日本の戦前の少女小説、というと、わたしが思い出すのは川端康成『乙女の港』(実は中里恒子の作らしいが)、そして、別に当時の作品ではないがイメージが強いのは、高野文子の漫画『おともだち』所収の「春ノ波止場デウマレタ鳥ハ」。今回読んだ『紫苑の園』はそれと近い世界観で、やや浮世離れした、うつくしい世界の中で無邪気に育つ少女たちの物語、というイメージ。無邪気、はちょっと違うか。主人公香澄は父を亡くし、更に母も奪われる。共に紫苑の園に暮らす少女たちそれぞれに事情もあり、屈折した気持ちが表れるシーンもあるが、基本的に生活の苦労、というものが全く見えない。
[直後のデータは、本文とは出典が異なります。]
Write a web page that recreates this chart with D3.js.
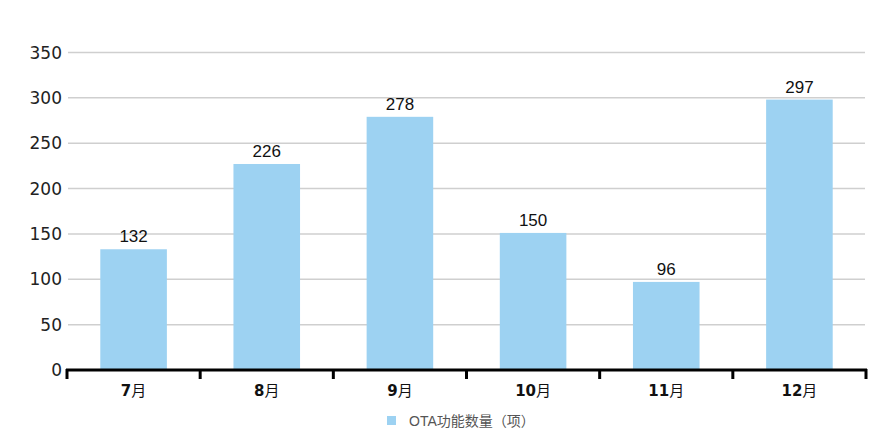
<!DOCTYPE html>
<html><head><meta charset="utf-8">
<script src="https://cdn.jsdelivr.net/npm/d3@7"></script>
<style>body{margin:0;background:#fff}</style>
</head><body>
<svg id="c" width="895" height="440"></svg>
<script>
const categories = ["7月","8月","9月","10月","11月","12月"];
const values = [132,226,278,150,96,297];
const yTicks = [0,50,100,150,200,250,300,350];
const seriesName = "OTA功能数量（项）";

const svg = d3.select("#c");
const x = d3.scaleBand().domain(categories).range([67,866]).paddingInner(0.5).paddingOuter(0.25);
const y = d3.scaleLinear().domain([0,350]).range([370,52.5]);

// grid
svg.append("g").selectAll("line").data(yTicks.filter(d=>d>0)).join("line")
  .attr("x1",68).attr("x2",865).attr("y1",d=>y(d)).attr("y2",d=>y(d))
  .attr("stroke","#cfcfcf").attr("stroke-width",1.5);

// y labels
svg.append("g").selectAll("text").data(yTicks).join("text")
  .attr("x",62).attr("y",d=>y(d)).attr("dy","0.36em")
  .attr("text-anchor","end").attr("font-family","DejaVu Sans").attr("font-size",17)
  .attr("fill","#222").text(d=>d);

// bars
svg.append("g").selectAll("rect").data(values).join("rect")
  .attr("x",(d,i)=>x(categories[i])).attr("width",x.bandwidth())
  .attr("y",d=>y(d)-1).attr("height",d=>y(0)-y(d)+1).attr("fill","#9dd2f2");

// value labels
svg.append("g").selectAll("text").data(values).join("text")
  .attr("x",(d,i)=>x(categories[i])+x.bandwidth()/2).attr("y",d=>y(d)-8)
  .attr("text-anchor","middle").attr("font-family","Liberation Sans, Arial").attr("font-size",17)
  .attr("fill","#111").text(d=>d);

// x axis
const edges = d3.range(categories.length+1).map(i=>67+i*(866-67)/categories.length);
svg.append("line").attr("x1",66).attr("x2",867).attr("y1",370).attr("y2",370)
  .attr("stroke","#000").attr("stroke-width",3);
svg.append("g").selectAll("line").data(edges).join("line")
  .attr("x1",d=>d).attr("x2",d=>d).attr("y1",369).attr("y2",379)
  .attr("stroke","#000").attr("stroke-width",3);
const xl = svg.append("g").selectAll("text").data(categories).join("text")
  .attr("x",d=>x(d)+x.bandwidth()/2).attr("y",391).attr("dy","0.36em")
  .attr("text-anchor","middle").attr("font-family","DejaVu Sans, Noto Sans CJK SC")
  .attr("font-size",15).attr("fill","#111");
xl.append("tspan").attr("font-weight","bold").text(d=>d.replace("月",""));
xl.append("tspan").attr("font-family","Noto Sans CJK SC").text("月");

// legend
svg.append("rect").attr("x",387).attr("y",416).attr("width",9).attr("height",9).attr("fill","#9dd2f2");
svg.append("text").attr("x",409).attr("y",421).attr("dy","0.36em")
  .attr("font-family","Liberation Sans, Noto Sans CJK SC").attr("font-size",14).attr("fill","#555").text(seriesName);
</script>
</body></html>
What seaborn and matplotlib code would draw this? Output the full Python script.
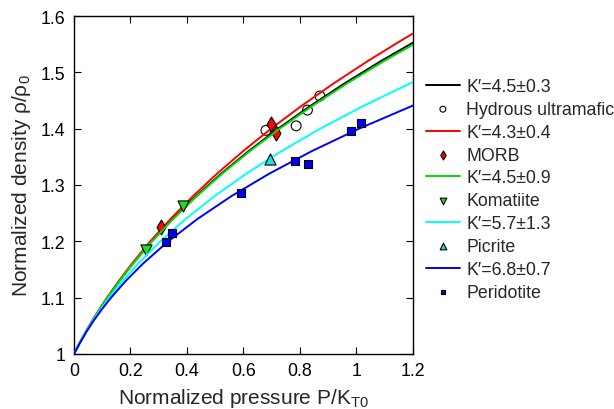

夏休みに芦ノ湖畔でキャンプをするシーンとか、消灯時間にうるさい女中さんの眼を盗んで、アメリカ帰りのスケ爺さんの思い出話を聞きに行ったりとか、読書会をして自分の好きな本の話をするシーンとか。紹介された本は『家なき娘』『若草物語』『小公女』『秘密の花園』、時間切れでタイトルだけ列記されたのは『レ・ミゼラブル』『アンクル・トムズ・ケビン』『白秋童謡集』『蚊トンボ・スミス(これは「あしながおじさん」のことでした)』。なんというか、王道。

香澄のはかない風情と不幸、思い悩む様と、少女たちの笑いさざめく暮らしが交互に進み、大きな抑揚はないまま、すべての登場人物の前向きな様子に元気を貰える、気持ちのいい物語だった。時代のきな臭さを感じさせない、おとぎ話とも言えるけれど...。